Democracy is not cheap and taxpayers will have to dig deeper to fetch an extra K700 million for the conduct of three deferred parliamentary by-elections in Mangochi and Phalombe districts.
Earlier this week, Malawi Electoral Commission (MEC) chairperson Chifundo Kachale announced the extension of the 50-percent-plus-one vote threshold in deciding winners to parliamentary and local government elections in line with directions from the courts.
In separate interviews on Tuesday this week, political parties backed the electoral body on the decision, but political scientist Blessings Chinsinga, an associate professor at Chancellor College—a constituent college of the University of Malawi, said the arrangement will be difficult and expensive to implement.
True to Chinsinga’s fears, Kachale—a judge of the High Court of Malawi—on Tuesday confirmed to journalists in Lilongwe that the electoral body will need an extra K700 million to conduct by-elections in Phalombe North, Mangochi North West and Mangochi South East constituencies.
Initially, MEC planned to conduct by-elections in Karonga Central, Lilongwe North West, Mangochi West, Mangochi North East, Phalombe North constituencies and Makhuwira Ward in Chikwawa.
The budget for the five constituencies and the ward was pegged at K700 million, but the figure will double as MEC will need more resources to undertake activities to lay the foundation for the by-elections, according to Kachale.
During the Wednesday news conference in Lilongwe, Kachale said the commission arrived at “this rather difficult decision” to extend the 50-percent-plus-one vote threshold implementation in the spirit of seeking to obey judicial directions impacting upon its mandate as the electoral management body and after reflecting on the full legal ramifications of the October 7 2020 High Court of Malawi decision on its mandate.
He said: “In the first place, it is important to acknowledge that our initial understanding had been that the Malawi Supreme Court of Appeal decision of 8th May 2020 [in so far as the question of registration of new voters and candidates is concerned], was confined to the fresh presidential election; but as it has turned out, we were mistaken in that belief.”

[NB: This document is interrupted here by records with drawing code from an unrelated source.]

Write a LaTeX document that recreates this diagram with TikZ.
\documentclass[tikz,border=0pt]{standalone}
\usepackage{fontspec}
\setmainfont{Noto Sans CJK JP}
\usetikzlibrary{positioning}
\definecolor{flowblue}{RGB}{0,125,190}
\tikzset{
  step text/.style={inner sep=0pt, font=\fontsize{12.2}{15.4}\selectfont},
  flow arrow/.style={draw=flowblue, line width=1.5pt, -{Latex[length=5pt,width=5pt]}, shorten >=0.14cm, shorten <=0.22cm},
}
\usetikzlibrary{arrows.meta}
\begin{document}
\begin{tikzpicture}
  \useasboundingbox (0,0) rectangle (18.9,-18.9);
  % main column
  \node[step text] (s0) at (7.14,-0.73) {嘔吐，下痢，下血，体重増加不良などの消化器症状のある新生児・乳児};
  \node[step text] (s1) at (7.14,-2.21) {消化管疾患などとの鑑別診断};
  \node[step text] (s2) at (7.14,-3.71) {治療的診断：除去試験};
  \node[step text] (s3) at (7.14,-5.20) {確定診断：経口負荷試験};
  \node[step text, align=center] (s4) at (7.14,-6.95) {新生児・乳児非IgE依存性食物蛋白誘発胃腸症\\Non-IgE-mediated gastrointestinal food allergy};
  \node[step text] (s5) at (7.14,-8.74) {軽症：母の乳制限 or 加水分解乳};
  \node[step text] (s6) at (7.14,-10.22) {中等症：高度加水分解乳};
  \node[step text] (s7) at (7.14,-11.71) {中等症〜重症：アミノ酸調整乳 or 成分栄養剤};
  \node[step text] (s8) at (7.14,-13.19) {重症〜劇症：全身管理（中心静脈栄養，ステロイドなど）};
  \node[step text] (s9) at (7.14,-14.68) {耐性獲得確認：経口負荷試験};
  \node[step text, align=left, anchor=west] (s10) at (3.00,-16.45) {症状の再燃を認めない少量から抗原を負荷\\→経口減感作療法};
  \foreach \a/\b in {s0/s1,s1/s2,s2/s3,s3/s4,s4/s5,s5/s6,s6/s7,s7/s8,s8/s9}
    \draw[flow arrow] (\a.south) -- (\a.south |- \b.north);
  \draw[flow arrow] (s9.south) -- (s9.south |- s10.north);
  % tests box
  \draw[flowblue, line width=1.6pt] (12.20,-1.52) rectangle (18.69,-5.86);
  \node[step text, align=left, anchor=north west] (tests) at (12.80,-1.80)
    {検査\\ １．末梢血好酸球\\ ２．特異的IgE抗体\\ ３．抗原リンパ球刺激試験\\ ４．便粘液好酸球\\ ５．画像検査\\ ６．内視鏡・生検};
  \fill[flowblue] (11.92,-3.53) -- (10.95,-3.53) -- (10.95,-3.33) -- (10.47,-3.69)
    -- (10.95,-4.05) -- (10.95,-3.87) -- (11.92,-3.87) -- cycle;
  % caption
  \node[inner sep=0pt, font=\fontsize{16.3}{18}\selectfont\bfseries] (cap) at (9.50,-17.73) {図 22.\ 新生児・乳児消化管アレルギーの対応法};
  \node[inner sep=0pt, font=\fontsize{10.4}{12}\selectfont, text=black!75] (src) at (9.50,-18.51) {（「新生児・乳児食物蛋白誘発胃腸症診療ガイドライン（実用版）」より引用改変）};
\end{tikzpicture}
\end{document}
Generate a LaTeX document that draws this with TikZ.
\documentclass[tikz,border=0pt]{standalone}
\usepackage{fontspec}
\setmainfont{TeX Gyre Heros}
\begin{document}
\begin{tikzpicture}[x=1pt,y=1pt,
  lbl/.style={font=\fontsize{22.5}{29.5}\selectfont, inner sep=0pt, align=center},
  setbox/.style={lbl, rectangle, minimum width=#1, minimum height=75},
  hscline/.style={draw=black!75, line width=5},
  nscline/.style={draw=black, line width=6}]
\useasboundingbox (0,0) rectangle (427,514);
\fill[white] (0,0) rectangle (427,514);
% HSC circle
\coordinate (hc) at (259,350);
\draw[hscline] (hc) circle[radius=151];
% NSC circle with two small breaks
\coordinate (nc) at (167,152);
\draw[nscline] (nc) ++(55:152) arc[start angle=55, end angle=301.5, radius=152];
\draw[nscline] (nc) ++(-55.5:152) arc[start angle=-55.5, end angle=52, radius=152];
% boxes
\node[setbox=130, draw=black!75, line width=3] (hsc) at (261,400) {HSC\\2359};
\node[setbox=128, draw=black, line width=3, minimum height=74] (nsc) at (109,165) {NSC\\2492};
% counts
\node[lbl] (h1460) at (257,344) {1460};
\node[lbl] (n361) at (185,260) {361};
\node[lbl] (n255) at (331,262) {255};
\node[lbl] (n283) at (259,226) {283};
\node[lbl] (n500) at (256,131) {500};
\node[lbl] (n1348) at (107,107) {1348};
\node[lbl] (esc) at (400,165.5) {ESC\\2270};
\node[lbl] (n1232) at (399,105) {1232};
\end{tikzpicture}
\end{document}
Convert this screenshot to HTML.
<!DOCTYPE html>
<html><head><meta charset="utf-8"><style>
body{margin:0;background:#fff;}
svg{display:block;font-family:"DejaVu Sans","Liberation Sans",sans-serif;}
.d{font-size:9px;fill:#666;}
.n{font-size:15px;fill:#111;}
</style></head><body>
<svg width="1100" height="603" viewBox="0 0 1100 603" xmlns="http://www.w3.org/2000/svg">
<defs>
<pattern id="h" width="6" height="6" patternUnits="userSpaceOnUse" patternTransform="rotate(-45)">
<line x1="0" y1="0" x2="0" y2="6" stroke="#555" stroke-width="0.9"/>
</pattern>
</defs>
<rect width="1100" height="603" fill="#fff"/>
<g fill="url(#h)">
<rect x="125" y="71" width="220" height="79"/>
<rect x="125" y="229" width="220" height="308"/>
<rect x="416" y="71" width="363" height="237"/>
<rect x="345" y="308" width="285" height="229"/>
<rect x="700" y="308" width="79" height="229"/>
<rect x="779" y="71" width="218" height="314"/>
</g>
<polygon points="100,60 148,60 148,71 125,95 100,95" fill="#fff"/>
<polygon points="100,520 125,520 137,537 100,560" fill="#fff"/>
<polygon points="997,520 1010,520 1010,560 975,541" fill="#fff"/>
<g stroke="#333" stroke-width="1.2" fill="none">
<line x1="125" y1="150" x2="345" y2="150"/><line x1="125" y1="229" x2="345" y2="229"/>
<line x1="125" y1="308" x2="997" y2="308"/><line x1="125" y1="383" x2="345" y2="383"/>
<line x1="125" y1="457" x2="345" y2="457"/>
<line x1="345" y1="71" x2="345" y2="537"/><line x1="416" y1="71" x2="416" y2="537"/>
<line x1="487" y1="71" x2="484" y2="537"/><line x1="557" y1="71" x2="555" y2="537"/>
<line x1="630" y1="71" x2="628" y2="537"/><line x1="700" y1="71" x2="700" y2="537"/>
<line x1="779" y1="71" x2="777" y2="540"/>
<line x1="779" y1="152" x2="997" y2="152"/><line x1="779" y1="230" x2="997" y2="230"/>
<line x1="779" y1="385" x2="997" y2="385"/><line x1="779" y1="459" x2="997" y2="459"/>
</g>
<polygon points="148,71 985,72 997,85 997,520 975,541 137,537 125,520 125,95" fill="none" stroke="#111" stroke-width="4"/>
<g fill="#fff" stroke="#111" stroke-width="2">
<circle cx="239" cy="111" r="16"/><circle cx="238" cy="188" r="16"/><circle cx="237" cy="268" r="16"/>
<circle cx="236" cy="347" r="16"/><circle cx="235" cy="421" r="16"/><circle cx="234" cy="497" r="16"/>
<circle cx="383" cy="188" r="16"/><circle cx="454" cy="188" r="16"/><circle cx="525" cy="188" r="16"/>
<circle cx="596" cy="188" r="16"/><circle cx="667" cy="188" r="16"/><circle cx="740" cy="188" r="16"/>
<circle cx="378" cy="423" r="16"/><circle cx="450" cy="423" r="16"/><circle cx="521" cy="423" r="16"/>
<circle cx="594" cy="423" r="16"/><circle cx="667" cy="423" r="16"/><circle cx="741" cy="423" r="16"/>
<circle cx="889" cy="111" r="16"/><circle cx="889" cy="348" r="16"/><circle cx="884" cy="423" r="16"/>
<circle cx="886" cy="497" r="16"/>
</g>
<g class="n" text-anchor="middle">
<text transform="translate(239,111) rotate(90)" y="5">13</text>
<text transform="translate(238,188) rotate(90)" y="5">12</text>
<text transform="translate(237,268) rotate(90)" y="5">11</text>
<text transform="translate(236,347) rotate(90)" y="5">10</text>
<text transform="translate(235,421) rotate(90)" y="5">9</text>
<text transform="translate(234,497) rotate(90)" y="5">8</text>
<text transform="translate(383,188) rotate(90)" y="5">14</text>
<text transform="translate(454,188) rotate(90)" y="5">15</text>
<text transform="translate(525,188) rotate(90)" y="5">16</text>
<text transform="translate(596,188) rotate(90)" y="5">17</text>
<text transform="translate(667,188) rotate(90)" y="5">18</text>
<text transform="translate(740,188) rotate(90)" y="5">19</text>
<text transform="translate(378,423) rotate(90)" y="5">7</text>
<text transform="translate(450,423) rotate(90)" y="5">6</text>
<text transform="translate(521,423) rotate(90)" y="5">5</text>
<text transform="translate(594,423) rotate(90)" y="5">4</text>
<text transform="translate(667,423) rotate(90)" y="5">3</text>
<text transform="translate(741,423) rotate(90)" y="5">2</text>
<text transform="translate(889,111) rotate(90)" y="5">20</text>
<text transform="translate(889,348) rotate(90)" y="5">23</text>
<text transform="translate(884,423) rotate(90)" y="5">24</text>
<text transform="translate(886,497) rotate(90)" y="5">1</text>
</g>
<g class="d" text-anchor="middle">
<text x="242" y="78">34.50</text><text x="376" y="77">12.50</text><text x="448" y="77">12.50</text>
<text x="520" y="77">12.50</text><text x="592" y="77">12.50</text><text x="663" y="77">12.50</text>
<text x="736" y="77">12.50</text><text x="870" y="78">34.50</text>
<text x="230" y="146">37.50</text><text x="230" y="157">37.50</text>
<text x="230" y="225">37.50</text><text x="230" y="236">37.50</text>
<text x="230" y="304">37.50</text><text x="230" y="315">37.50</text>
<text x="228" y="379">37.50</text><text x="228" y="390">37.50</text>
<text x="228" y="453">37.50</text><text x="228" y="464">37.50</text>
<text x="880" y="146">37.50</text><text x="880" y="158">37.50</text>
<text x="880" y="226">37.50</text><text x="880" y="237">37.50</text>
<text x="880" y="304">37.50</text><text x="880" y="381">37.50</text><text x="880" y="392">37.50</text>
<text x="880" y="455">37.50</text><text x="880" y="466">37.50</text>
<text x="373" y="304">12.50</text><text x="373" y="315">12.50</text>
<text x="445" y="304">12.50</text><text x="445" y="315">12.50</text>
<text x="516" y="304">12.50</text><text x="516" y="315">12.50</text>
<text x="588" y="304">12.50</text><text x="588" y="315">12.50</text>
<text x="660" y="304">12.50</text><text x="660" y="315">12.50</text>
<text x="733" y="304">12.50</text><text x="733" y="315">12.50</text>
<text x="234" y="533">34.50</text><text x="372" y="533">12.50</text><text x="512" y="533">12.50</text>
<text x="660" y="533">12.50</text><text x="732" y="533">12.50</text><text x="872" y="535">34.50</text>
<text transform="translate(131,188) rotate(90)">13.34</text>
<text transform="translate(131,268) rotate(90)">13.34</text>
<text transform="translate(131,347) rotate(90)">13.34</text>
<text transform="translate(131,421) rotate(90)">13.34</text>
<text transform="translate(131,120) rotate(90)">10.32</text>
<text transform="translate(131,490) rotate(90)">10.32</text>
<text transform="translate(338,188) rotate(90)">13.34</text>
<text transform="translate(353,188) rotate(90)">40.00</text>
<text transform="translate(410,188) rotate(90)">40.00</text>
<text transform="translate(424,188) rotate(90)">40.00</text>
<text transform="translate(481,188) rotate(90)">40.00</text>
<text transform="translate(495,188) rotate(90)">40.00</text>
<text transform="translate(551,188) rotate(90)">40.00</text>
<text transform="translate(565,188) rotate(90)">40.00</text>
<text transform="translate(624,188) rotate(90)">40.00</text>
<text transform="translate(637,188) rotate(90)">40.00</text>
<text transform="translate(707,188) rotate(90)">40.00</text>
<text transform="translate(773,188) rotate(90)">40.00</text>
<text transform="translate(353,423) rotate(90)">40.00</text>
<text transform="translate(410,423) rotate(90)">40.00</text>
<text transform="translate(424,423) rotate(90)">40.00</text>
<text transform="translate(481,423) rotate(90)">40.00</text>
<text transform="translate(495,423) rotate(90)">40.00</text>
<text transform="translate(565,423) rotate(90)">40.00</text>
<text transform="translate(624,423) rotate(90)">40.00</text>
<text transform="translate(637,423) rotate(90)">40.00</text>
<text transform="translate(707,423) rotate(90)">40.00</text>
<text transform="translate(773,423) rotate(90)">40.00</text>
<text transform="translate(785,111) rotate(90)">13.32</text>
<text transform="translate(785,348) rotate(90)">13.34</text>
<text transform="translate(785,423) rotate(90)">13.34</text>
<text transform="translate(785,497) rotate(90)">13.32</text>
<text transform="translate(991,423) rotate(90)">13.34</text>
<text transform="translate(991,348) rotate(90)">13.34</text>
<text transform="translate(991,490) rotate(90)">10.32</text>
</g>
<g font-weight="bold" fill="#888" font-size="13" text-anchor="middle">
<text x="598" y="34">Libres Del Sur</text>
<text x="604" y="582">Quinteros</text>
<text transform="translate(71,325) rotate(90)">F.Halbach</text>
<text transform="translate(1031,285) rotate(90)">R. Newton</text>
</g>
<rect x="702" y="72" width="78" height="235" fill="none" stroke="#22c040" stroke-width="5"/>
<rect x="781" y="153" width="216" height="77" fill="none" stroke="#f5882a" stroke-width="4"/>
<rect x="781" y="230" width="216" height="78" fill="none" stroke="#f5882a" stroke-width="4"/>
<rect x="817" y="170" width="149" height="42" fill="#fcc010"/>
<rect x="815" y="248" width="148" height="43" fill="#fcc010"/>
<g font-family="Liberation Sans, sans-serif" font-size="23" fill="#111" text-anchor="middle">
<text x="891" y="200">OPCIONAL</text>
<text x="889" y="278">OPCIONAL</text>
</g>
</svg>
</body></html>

In Section 96(5), the Parliamentary and Presidential Elections Act stipulates that “in any election, the candidate who has obtained a majority of the votes at the poll shall be declared by the commission to have been duly elected”. Section 80(5) of the Local Government Elections Act also has a similar provision.
Kachale observed that the recent court decisions have adopted the Black’s Law Dictionary definition of ‘majority’ as the proper interpretation of the term within Section 80(2) of the Constitution.
He said: “In the context of the direction to adhere faithfully to the decision of the 8th May 2020 from the Supreme Court therefore, found no basis for distinguishing the term ‘majority’ as used in the Constitution and in the PPE Act.”the commission has,
Kachale said the absence of run-off provisions should not be a basis for finding convenient meanings that cover or conceal the inadequacies in the law.
The November 10 2020 by-elections have been deferred in Mangochi West, Mangochi North East and Phalombe North constituencies whose vacancies followed court nullification of the May 21 2019 parliamentary elections. However, the process will proceed as planned in Lilongwe North West and Karonga Central constituencies as well as Makhuwira South Ward in Chikwawa.
Said Kachale: “Following the judgement of the High Court in the case of Martin Chikati Sekati Nyengo and Simeon Harrison versus Electoral Commission, on October 7 October 2020, the Commission held an extra-ordinary meeting where, among other things, it deliberated on the conduct of the by-election on the constituencies.
“In order to ensure that the above processes are implemented smoothly, the commission has resolved to defer all elections which are being conducted as a result of the nullification of the 2019 parliamentary elections in Mangochi West, Mangochi North East, and Phalombe North.”
The court guided that those who should vote in the by-election in constituencies where results were nullified shall be those who voted on May 21 2019. It also said candidates who contested will be eligible to contest under political parties they represented.
In the May 21 2019 Tripartite Elections, The Nation analysis of the results shows that only 66 candidates in the 192 constituencies contested out of 193 hit the 50-percent-plus-one vote threshold. The results show that 23 of the candidates were affiliated to Democratic Progressive Party, 22 to Malawi Congress Party, 17 were independents, two for UTM Party and one each for United Democratic Front and People’s Party.
This means that if MEC were to apply the 50-percent-plus-one vote threshold in parliamentary election reruns, it would have been conducted in 127 constituencies.
The courts interpreted “majority” to mean 50-percent-plus-one vote in the presidential election nullification petition case both in the Constitutional Court in Dr. Saulos Klaus Chilima and Dr. Lazarus McCarthy Chakwera v. Prof. Arthur Peter Mutharika and the Electoral Commission, Constitutional Reference No. 1 of 2019 and Malawi Supreme Court of Appeal in Arthur Peter Mutharika and the Electoral Commission v. Dr. Saulos Klaus Chilima and Dr. Lazarus McCarthy Chakwera, MSCA Constitutional Appeal Number 1 of 2020.